§ **DIRECTIONS FOR THIS TASK**: Set down, exactly as written, the lines from the top of the data to the line that holds "from matplotlib.transforms import offset_copy", and omit the pictures.

## Start RECORDS FOR THIS TASK

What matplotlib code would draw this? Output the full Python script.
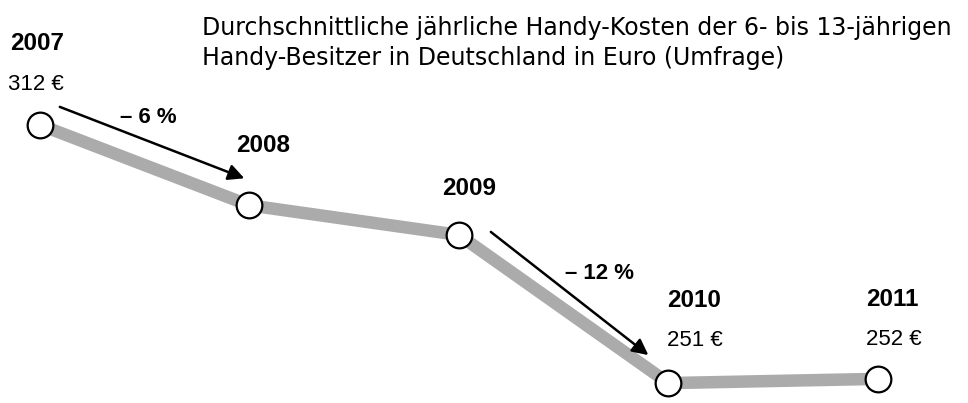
import matplotlib
matplotlib.use("Agg")
import matplotlib.pyplot as plt
from matplotlib.transforms import offset_copy

# data
years = [2007, 2008, 2009, 2010, 2011]
costs = [312, 293, 286, 251, 252]  # 2008/2009 not printed
value_labels = ["312 €", None, None, "251 €", "252 €"]
changes = [(2007, 2008, "– 6 %"), (2009, 2010, "– 12 %")]
title = ("Durchschnittliche jährliche Handy-Kosten der 6- bis 13-jährigen\n"
         "Handy-Besitzer in Deutschland in Euro (Umfrage)")

fig = plt.figure(figsize=(9.68, 4.03), dpi=100)
ax = fig.add_axes([0, 0, 1, 1])
ax.set_xlim(2006.81, 2011.43)
ax.set_ylim(246.3, 341.5)
ax.axis("off")

# thick grey band with round markers on top
ax.plot(years, costs, color="#ababab", lw=9, solid_capstyle="butt", zorder=1)
ax.plot(years, costs, ls="none", marker="o", ms=18.5, mfc="white",
        mec="black", mew=1.6, zorder=3)

# label offsets in pixels (x right, y up) relative to each point
year_off = [(-30, 81), (-13, 60), (-17, 46), (-1, 83), (-12, 79)]
val_off = [(-32, 40), None, None, (-1, 43), (-12, 39)]

for i, (yr, c) in enumerate(zip(years, costs)):
    dx, dy = year_off[i]
    ax.annotate(str(yr), (yr, c), xytext=(dx, dy), textcoords="offset pixels",
                fontsize=17.5, fontweight="bold", family="Liberation Sans",
                ha="left", va="center")
    if value_labels[i]:
        dx, dy = val_off[i]
        ax.annotate(value_labels[i], (yr, c), xytext=(dx, dy),
                    textcoords="offset pixels", fontsize=16,
                    family="Liberation Sans", ha="left", va="center")

# arrows with percentage change
idx = {y: k for k, y in enumerate(years)}
arrow_geo = [((20, 18), (-5, 27), (80, 7)), ((32, 3), (-20, 28), (106, -39))]
for (y0, y1, txt), (s, e, t) in zip(changes, arrow_geo):
    c0, c1 = costs[idx[y0]], costs[idx[y1]]
    tr_start = offset_copy(ax.transData, fig, x=s[0], y=s[1], units="dots")
    tr_end = offset_copy(ax.transData, fig, x=e[0], y=e[1], units="dots")
    ax.annotate("", xy=(y1, c1), xycoords=tr_end, xytext=(y0, c0),
                textcoords=tr_start,
                arrowprops=dict(arrowstyle="-|>", color="black", lw=1.8,
                                mutation_scale=24, shrinkA=0, shrinkB=0))
    ax.annotate(txt, (y0, c0), xytext=t, textcoords="offset pixels",
                fontsize=16, fontweight="bold", family="Liberation Sans",
                ha="left", va="center")

fig.text(202 / 968, 1 - 43 / 403, title, fontsize=17, family="DejaVu Sans",
         ha="left", va="center", linespacing=1.3)

fig.savefig("out.png", dpi=100, facecolor="white")
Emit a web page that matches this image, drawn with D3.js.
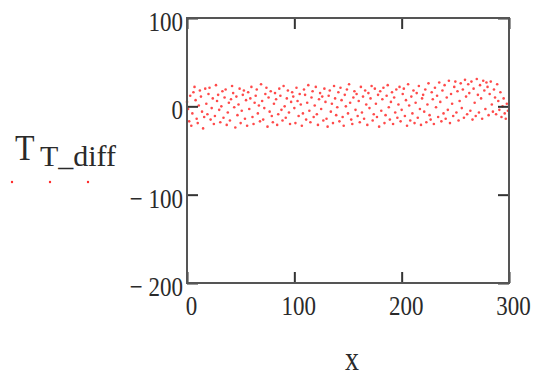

## End RECORDS FOR THIS TASK

§ **THE RESULT**:
What matplotlib code would draw this? Output the full Python script.
import matplotlib
matplotlib.use("Agg")
import matplotlib.pyplot as plt
from matplotlib.transforms import offset_copy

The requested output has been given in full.